Click here to watch the video of the lectures on the official website of the WLA Forum.

The 2023 WLA Prize Laureates in Computer Science or Mathematics delivered academic lectures at the recently concluded 6th WLA Forum in Shanghai. The lectures are part of the WLA Prize feature events.

Date & Time: 09:00-10:35, Nov. 5, 2023

Venue: Permanent Site of the WLA Forum(Lingang Center), Shanghai

Host: Michael I. Jordan, Chair of 2023 WLA Prize Selection Committee (Computer Science or Mathematics); Pehong Chen Distinguished Professor in the Department of Electrical Engineering and Computer Sciences & Department of Statistics, UC Berkeley

Speakers: 2023 WLA Prize laureates in Computer Science or Mathematics
Yurii Nesterov
Professor Emeritus and Senior Scientific Researcher, Center for Operations Research & Econometrics and Mathematical Engineering Department, Université Catholique de Louvain, Belgium
Optimization, the Philosophical Background of Artificial Intelligence 
Abstract: We discuss new challenges in the modern Science, created by Artificial Intelligence (AI).
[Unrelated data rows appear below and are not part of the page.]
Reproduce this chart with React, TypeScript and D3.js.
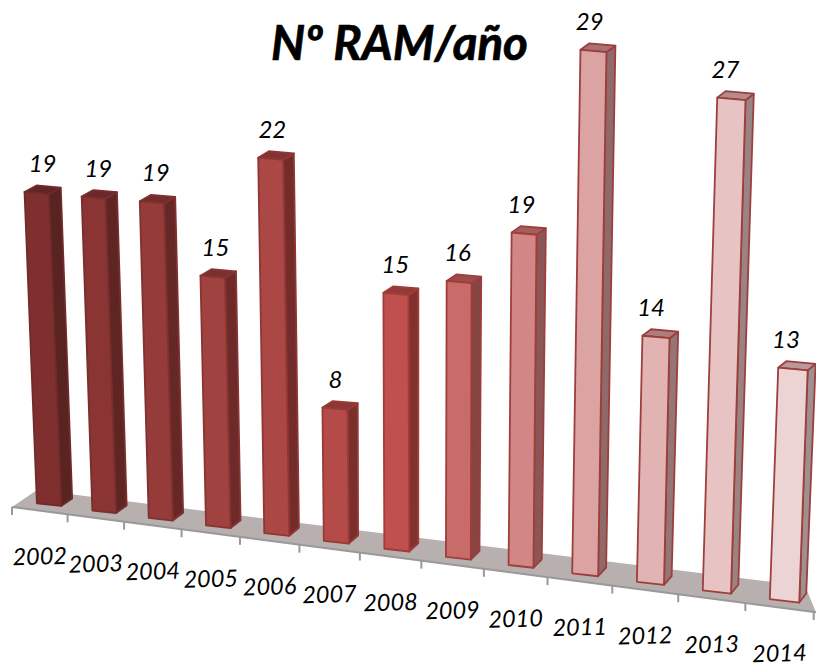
import React from "react";
import * as d3 from "d3";

const years = ["2002","2003","2004","2005","2006","2007","2008","2009","2010","2011","2012","2013","2014"];
const counts = [19,19,19,15,22,8,15,16,19,29,14,27,13];
const title = "Nº RAM/año";

const font = "Lato, Carlito, 'Open Sans', sans-serif";

// perspective mapping of the category axis on the floor's front edge
const catPx = (t: number) => 55.15 * t / (1 - 0.00813 * t);
const X = (t: number) => 12 + catPx(t);
const frontY = d3.scaleLinear().domain([12, 814]).range([507, 612]);

const idx = d3.scaleLinear().domain([0, 12]);
const leftFrac = d3.scaleLinear().domain([0, 4, 8, 12]).range([0.45, 0.41, 0.39, 0.36]);
const rightFrac = d3.scaleLinear().domain([0, 1, 4, 8, 12]).range([0.885, 0.857, 0.83, 0.78, 0.79]);
const unitPx = idx.copy().range([15.7, 17.3]);
const depthXBase = idx.copy().range([11, 7]);
const depthYBase = idx.copy().range([-7.5, -9]);
const depthXTop = idx.copy().range([12, 8]);
const lean = d3.scaleLinear().domain([420, 1420]).range([0, 0.104]);
const labelShift = idx.copy().range([6, -7]);

const frontColor = d3.scaleLinear<string>()
  .domain([0, 3, 6, 9, 12])
  .range(["#7f2f2e", "#a04240", "#c0504d", "#dba3a2", "#edd4d4"])
  .interpolate(d3.interpolateRgb);
const sideColor = d3.scaleLinear<string>()
  .domain([0, 6, 9, 12])
  .range(["#582321", "#82312f", "#8f6a69", "#a08f8f"])
  .interpolate(d3.interpolateRgb);
const topColor = d3.scaleLinear<string>()
  .domain([0, 6, 9, 12])
  .range(["#5f2625", "#953a38", "#a87070", "#b89898"])
  .interpolate(d3.interpolateRgb);
const edgeColor = d3.scaleLinear<string>()
  .domain([0, 6, 12])
  .range(["#712b2a", "#a03d3a", "#9c3f3d"])
  .interpolate(d3.interpolateRgb);

const path = (pts: [number, number][]) => d3.line()(pts)! + "Z";

function bar(i: number, v: number) {
  const xl = X(i + leftFrac(i));
  const xr = X(i + rightFrac(i));
  const yl = frontY(xl) - 7;
  const yr = frontY(xr) - 7.5;
  const h = unitPx(i) * v / (1 - 0.0022 * v);
  const tl: [number, number] = [xl + lean(xl) * h, yl - h];
  const tr: [number, number] = [xr + lean(xl) * h, tl[1] + (yr - yl) * 0.8];
  const dxb = depthXBase(i), dyb = depthYBase(i), dxt = depthXTop(i), dyt = -6.5;
  return {
    front: path([tl, tr, [xr, yr], [xl, yl]]),
    side: path([tr, [tr[0] + dxt, tr[1] + dyt], [xr + dxb, yr + dyb], [xr, yr]]),
    top: path([tl, tr, [tr[0] + dxt, tr[1] + dyt], [tl[0] + dxt, tl[1] + dyt]]),
    labelX: (tl[0] + tr[0]) / 2 + labelShift(i),
    labelY: tl[1] - 29.5,
  };
}

export default function App() {
  const floor = path([[12, 507], [37, 490], [805, 586], [816, 612.3]]);
  const ticks = d3.range(years.length + 1);
  return (
    <svg width={816} height={664} style={{ position: "absolute", left: 0, top: 0, background: "#fff" }} fontFamily={font}>
      <path d={floor} fill="#b8afaf" />
      <line x1={12} y1={507} x2={816} y2={612.3} stroke="#9a9898" strokeWidth={2} />
      {ticks.map((i) => {
        const x = Math.min(X(i), 814);
        return <line key={i} x1={x} x2={x} y1={frontY(x)} y2={frontY(x) + 8} stroke="#9a9898" strokeWidth={2} />;
      })}
      {years.map((y, i) => {
        const x = X(i + 0.5);
        return (
          <text key={y} x={x} y={frontY(x) + 45} textAnchor="middle" dominantBaseline="central"
            fontSize={23.5} fontStyle="italic" fill="#000" transform={`rotate(-1.5 ${x} ${frontY(x) + 45})`}>{y}</text>
        );
      })}
      {counts.map((v, i) => {
        const b = bar(i, v);
        return (
          <g key={years[i]} stroke={edgeColor(i)} strokeWidth={1.8} strokeLinejoin="round">
            <path d={b.side} fill={sideColor(i)} />
            <path d={b.top} fill={topColor(i)} />
            <path d={b.front} fill={frontColor(i)} />
            <text x={b.labelX} y={b.labelY} textAnchor="middle" dominantBaseline="central" stroke="none"
              fontSize={24} fontStyle="italic" fill="#000">{v}</text>
          </g>
        );
      })}
      <text x={399.5} y={41} textAnchor="middle" dominantBaseline="central" fontSize={47.5} fontWeight={700}
        fontStyle="italic" fill="#000" stroke="#000" strokeWidth={0.7}>{title}</text>
    </svg>
  );
}
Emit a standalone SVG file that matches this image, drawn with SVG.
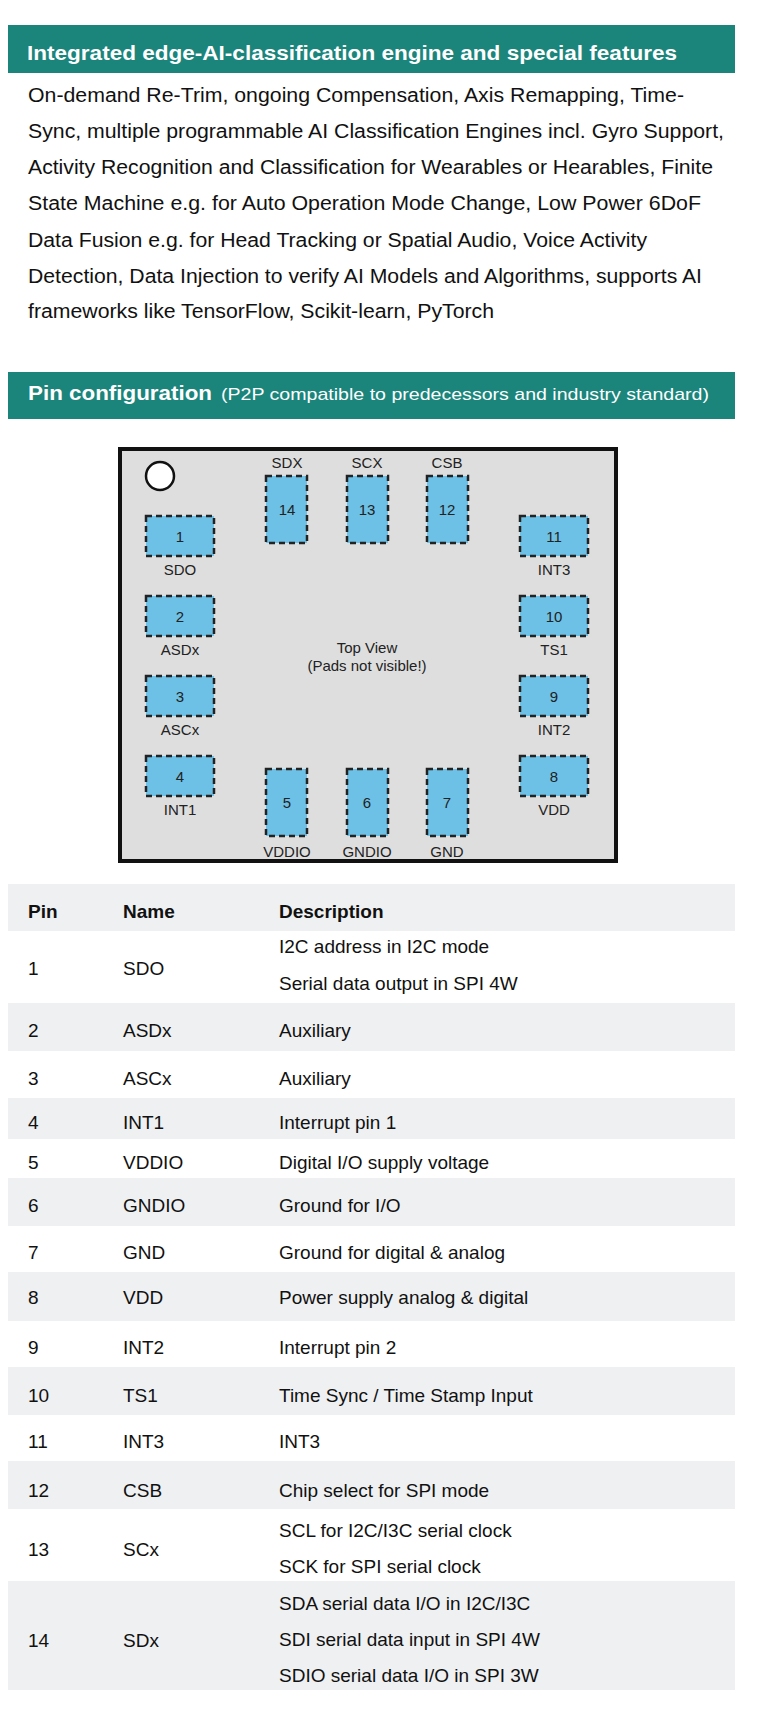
<svg xmlns="http://www.w3.org/2000/svg" width="759" height="1724" viewBox="0 0 759 1724">
<style>
.band{fill:#1b847b}
.ht{font-family:"Liberation Sans",Arial,sans-serif;font-weight:bold;font-size:20px;fill:#fff}
.hn{font-family:"Liberation Sans",Arial,sans-serif;font-size:17px;fill:#fff}
.body{font-family:"Liberation Sans",Arial,sans-serif;font-size:20px;fill:#111}
.pad{fill:#6dc1e6;stroke:#222;stroke-width:2.5;stroke-dasharray:6 4}
.pn{font-family:"Liberation Sans",Arial,sans-serif;font-size:15px;fill:#222;text-anchor:middle}
.row{fill:#eef0f2}
.th{font-family:"Liberation Sans",Arial,sans-serif;font-weight:bold;font-size:19px;fill:#111}
.td{font-family:"Liberation Sans",Arial,sans-serif;font-size:19px;fill:#111}
</style>
<rect width="759" height="1724" fill="#fff"/>
<g id="features">
<rect class="band" x="8" y="25" width="727" height="48"/>
<text class="ht" x="27" y="60" textLength="650" lengthAdjust="spacingAndGlyphs">Integrated edge-AI-classification engine and special features</text>
<text class="body" x="28" y="102" textLength="656" lengthAdjust="spacingAndGlyphs">On-demand Re-Trim, ongoing Compensation, Axis Remapping, Time-</text>
<text class="body" x="28" y="138" textLength="696" lengthAdjust="spacingAndGlyphs">Sync, multiple programmable AI Classification Engines incl. Gyro Support,</text>
<text class="body" x="28" y="174" textLength="685" lengthAdjust="spacingAndGlyphs">Activity Recognition and Classification for Wearables or Hearables, Finite</text>
<text class="body" x="28" y="210" textLength="673" lengthAdjust="spacingAndGlyphs">State Machine e.g. for Auto Operation Mode Change, Low Power 6DoF</text>
<text class="body" x="28" y="247" textLength="619" lengthAdjust="spacingAndGlyphs">Data Fusion e.g. for Head Tracking or Spatial Audio, Voice Activity</text>
<text class="body" x="28" y="283" textLength="674" lengthAdjust="spacingAndGlyphs">Detection, Data Injection to verify AI Models and Algorithms, supports AI</text>
<text class="body" x="28" y="318" textLength="466" lengthAdjust="spacingAndGlyphs">frameworks like TensorFlow, Scikit-learn, PyTorch</text>
</g>
<g id="pinconfig-header">
<rect class="band" x="8" y="372" width="727" height="47"/>
<text x="28" y="400"><tspan class="ht" textLength="184" lengthAdjust="spacingAndGlyphs">Pin configuration</tspan><tspan class="hn" x="221" textLength="488" lengthAdjust="spacingAndGlyphs">(P2P compatible to predecessors and industry standard)</tspan></text>
</g>
<g id="chip">
<rect x="120" y="449" width="496" height="412" fill="#dedede" stroke="#111" stroke-width="4"/>
<circle cx="160" cy="476" r="14" fill="#fff" stroke="#111" stroke-width="2.5"/>
<text class="pn" x="367" y="653">Top View</text>
<text class="pn" x="367" y="671">(Pads not visible!)</text>
</g>
<g id="pin1"><rect class="pad" x="146" y="516" width="68" height="40"/><text class="pn" x="180" y="542">1</text><text class="pn" x="180" y="575">SDO</text></g>
<g id="pin2"><rect class="pad" x="146" y="596" width="68" height="40"/><text class="pn" x="180" y="622">2</text><text class="pn" x="180" y="655">ASDx</text></g>
<g id="pin3"><rect class="pad" x="146" y="676" width="68" height="40"/><text class="pn" x="180" y="702">3</text><text class="pn" x="180" y="735">ASCx</text></g>
<g id="pin4"><rect class="pad" x="146" y="756" width="68" height="40"/><text class="pn" x="180" y="782">4</text><text class="pn" x="180" y="815">INT1</text></g>
<g id="pin11"><rect class="pad" x="520" y="516" width="68" height="40"/><text class="pn" x="554" y="542">11</text><text class="pn" x="554" y="575">INT3</text></g>
<g id="pin10"><rect class="pad" x="520" y="596" width="68" height="40"/><text class="pn" x="554" y="622">10</text><text class="pn" x="554" y="655">TS1</text></g>
<g id="pin9"><rect class="pad" x="520" y="676" width="68" height="40"/><text class="pn" x="554" y="702">9</text><text class="pn" x="554" y="735">INT2</text></g>
<g id="pin8"><rect class="pad" x="520" y="756" width="68" height="40"/><text class="pn" x="554" y="782">8</text><text class="pn" x="554" y="815">VDD</text></g>
<g id="pin14"><rect class="pad" x="266" y="476" width="41" height="67"/><text class="pn" x="287" y="515">14</text><text class="pn" x="287" y="468">SDX</text></g>
<g id="pin13"><rect class="pad" x="347" y="476" width="41" height="67"/><text class="pn" x="367" y="515">13</text><text class="pn" x="367" y="468">SCX</text></g>
<g id="pin12"><rect class="pad" x="427" y="476" width="41" height="67"/><text class="pn" x="447" y="515">12</text><text class="pn" x="447" y="468">CSB</text></g>
<g id="pin5"><rect class="pad" x="266" y="769" width="41" height="67"/><text class="pn" x="287" y="808">5</text><text class="pn" x="287" y="857">VDDIO</text></g>
<g id="pin6"><rect class="pad" x="347" y="769" width="41" height="67"/><text class="pn" x="367" y="808">6</text><text class="pn" x="367" y="857">GNDIO</text></g>
<g id="pin7"><rect class="pad" x="427" y="769" width="41" height="67"/><text class="pn" x="447" y="808">7</text><text class="pn" x="447" y="857">GND</text></g>
<g id="connectors"></g>
<g id="table">
<rect class="row" x="8" y="884" width="727" height="47"/>
<rect class="row" x="8" y="1003" width="727" height="48"/>
<rect class="row" x="8" y="1098" width="727" height="41"/>
<rect class="row" x="8" y="1178" width="727" height="48"/>
<rect class="row" x="8" y="1272" width="727" height="49"/>
<rect class="row" x="8" y="1367" width="727" height="48"/>
<rect class="row" x="8" y="1461" width="727" height="48"/>
<rect class="row" x="8" y="1581" width="727" height="109"/>
<text class="th" x="28" y="918">Pin</text><text class="th" x="123" y="918">Name</text><text class="th" x="279" y="918">Description</text>
<text class="td" x="28" y="975">1</text><text class="td" x="123" y="975">SDO</text><text class="td" x="279" y="953">I2C address in I2C mode</text><text class="td" x="279" y="990">Serial data output in SPI 4W</text>
<text class="td" x="28" y="1037">2</text><text class="td" x="123" y="1037">ASDx</text><text class="td" x="279" y="1037">Auxiliary</text>
<text class="td" x="28" y="1085">3</text><text class="td" x="123" y="1085">ASCx</text><text class="td" x="279" y="1085">Auxiliary</text>
<text class="td" x="28" y="1129">4</text><text class="td" x="123" y="1129">INT1</text><text class="td" x="279" y="1129">Interrupt pin 1</text>
<text class="td" x="28" y="1169">5</text><text class="td" x="123" y="1169">VDDIO</text><text class="td" x="279" y="1169">Digital I/O supply voltage</text>
<text class="td" x="28" y="1212">6</text><text class="td" x="123" y="1212">GNDIO</text><text class="td" x="279" y="1212">Ground for I/O</text>
<text class="td" x="28" y="1259">7</text><text class="td" x="123" y="1259">GND</text><text class="td" x="279" y="1259">Ground for digital &amp; analog</text>
<text class="td" x="28" y="1304">8</text><text class="td" x="123" y="1304">VDD</text><text class="td" x="279" y="1304">Power supply analog &amp; digital</text>
<text class="td" x="28" y="1354">9</text><text class="td" x="123" y="1354">INT2</text><text class="td" x="279" y="1354">Interrupt pin 2</text>
<text class="td" x="28" y="1402">10</text><text class="td" x="123" y="1402">TS1</text><text class="td" x="279" y="1402">Time Sync / Time Stamp Input</text>
<text class="td" x="28" y="1448">11</text><text class="td" x="123" y="1448">INT3</text><text class="td" x="279" y="1448">INT3</text>
<text class="td" x="28" y="1497">12</text><text class="td" x="123" y="1497">CSB</text><text class="td" x="279" y="1497">Chip select for SPI mode</text>
<text class="td" x="28" y="1556">13</text><text class="td" x="123" y="1556">SCx</text><text class="td" x="279" y="1537">SCL for I2C/I3C serial clock</text><text class="td" x="279" y="1573">SCK for SPI serial clock</text>
<text class="td" x="28" y="1647">14</text><text class="td" x="123" y="1647">SDx</text><text class="td" x="279" y="1610">SDA serial data I/O in I2C/I3C</text><text class="td" x="279" y="1646">SDI serial data input in SPI 4W</text><text class="td" x="279" y="1682">SDIO serial data I/O in SPI 3W</text>
</g>
</svg>
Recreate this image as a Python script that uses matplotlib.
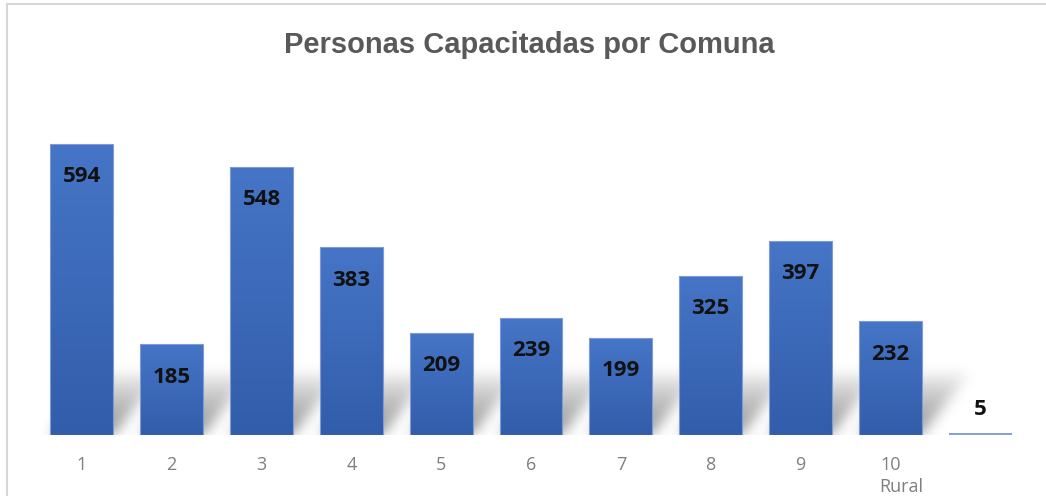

Indeed, AI requires a system of new sciences, mainly based on computational models. Their development has already started by the progress in Computational Mathematics. In this new reality, Optimization plays an important role, helping the other fields with finding tractable models and efficient methods, and significantly increasing their predictive power. We support our conclusions by several examples of efficient optimization schemes related to human activity.

Arkadi Nemivorski
John P. Hunter, Jr. Chair Professor, H. Milton Stewart School of Industrial and Systems Engineering, Georgia Institute of Technology, U.S.A.
Topics in Convex Optimization
We present an informal "executive summary" of "well-structured" convex optimization problems and their "structure-revealing" conic representations, primarily polyhedral, conic quadratic, and semidefinite ones. As a matter of fact, basically all convex problems arising in applications admit representations of this type, making the problems amenable to theoretically (and to some extent also practically) efficient solution algorithms capable of approximating to whatever high accuracy globally optimal solutions in a reasonable time. Another advantage of conic representations is the existence of a fully algorithmic duality theory, entirely similar to Linear Programming duality. Conic duality is indispensable in algorithmic design and analysis, on the one hand, and offers powerful tools for instructive processing convex optimization models "on paper," on the other hand. In the lecture, we entirely omit algorithmic issues (too technical for informal presentation) and focus on Conic Programming duality, revealing its surprisingly simply-looking geometry and briefly outlining several applications, including those in Truss Topology Design, Robust Optimization, synthesis of robust linear controllers, and Signal Estimation.